Lynn beruft sich auf Studien, wonach südafrikanische Schüler und indische
Studenten auch nach langjährigem Schulbesuch nur einen mäßigen
IQ zeigen, sowie auf Adoptionsstudien, nach denen der IQ der Adoptierten dem ihrer
ethnischen Herkunftsgruppe ähnlicher ist als dem ihrer Adoptiveltern. Letztere
Adoptionsstudien scheinen gegenüber denen mit positiverem Adoptionseffekt
zahlenmäßig zu überwiegen. Man kann sich des Eindrucks nicht erwehren,
daß beide Autoren bevorzugt solche Untersuchungsergebnisse zitieren, die
ihre Theorien bestätigen. Offensichtlich gibt es beides, Nichtwestler, die
bei entsprechender Ausbildung westliches Niveau erreichen, und solche, die es
trotz Förderung eben nicht erreichen. Welches Phänomen von beiden das
signifikantere ist und welche Faktoren hier wirksam sind, ist noch völlig
offen. Stellen die erfolgreichen Nichtwestler genetische Siebungsgruppen ihrer
Populationen dar, heimische Eliten, die schon einen Aufstiegsprozeß innerhalb
ihrer Kultur hinter sich haben? Sind bei den Nichterfolgreichen trotz Förderung
immer noch retardierende Einflüsse ihrer Kultur und sozialen Stellung wirksam?
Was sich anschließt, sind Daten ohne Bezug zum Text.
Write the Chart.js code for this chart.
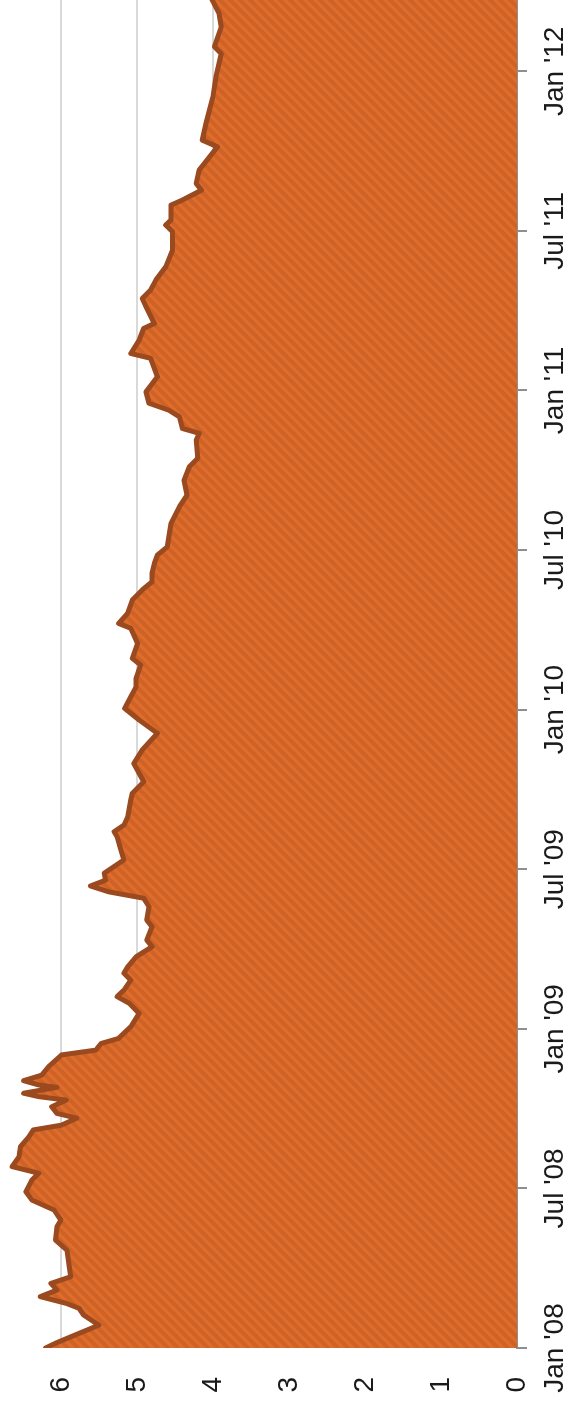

Ausschließen kann man beides sicher nicht. Auf jeden Fall zeigen die Befunde
Oesterdierkhoffs, daß man die hohe Heritabilität der IQ-Unterschiede
innerhalb von Populationen nicht so ohne weiteres auf die Unterschiede zwischen
den Rassen und Völkern übertragen kann.
Die
von Oesterdiekhoff zusammengestellten Befunde stellen eine eindrückliche
Warnung vor einer naiven Verallgemeinerung europäischer Denkmuster dar. Stärker
noch als die IQ-Untersuchungen machen die entwicklungspsychologischen Daten deutlich,
wie weit die Realität der meisten außereuropäischen Kulturen von
jenen verharmlosenden Multikultur-Vorstellungen entfernt ist, die in kulturellen
Unterschieden lediglich folkloristische Äußerlichkeiten sehen wollen.
Das weitgehende Fehlen formal-operationalen Denkens dürfte auch der Grund
für das Fehlschlagen so vieler Demokratisierungs- und Entwicklungshilfeprojekte
in der »Dritten Welt« sein. Politisch legen die kognitionspsychologischen
Erkenntnisse meines Erachtens vor allem zwei Schlußfolgerungen nahe: Erstens
müssen die Gefahren einer ungesteuerten Einwanderung deutlich gemacht werden,
und zweitens die Notwendigkeit konsequenter Schulbildung, insbesondere schon im
Vor- und Grundschulalter. (Ebd., April 2007).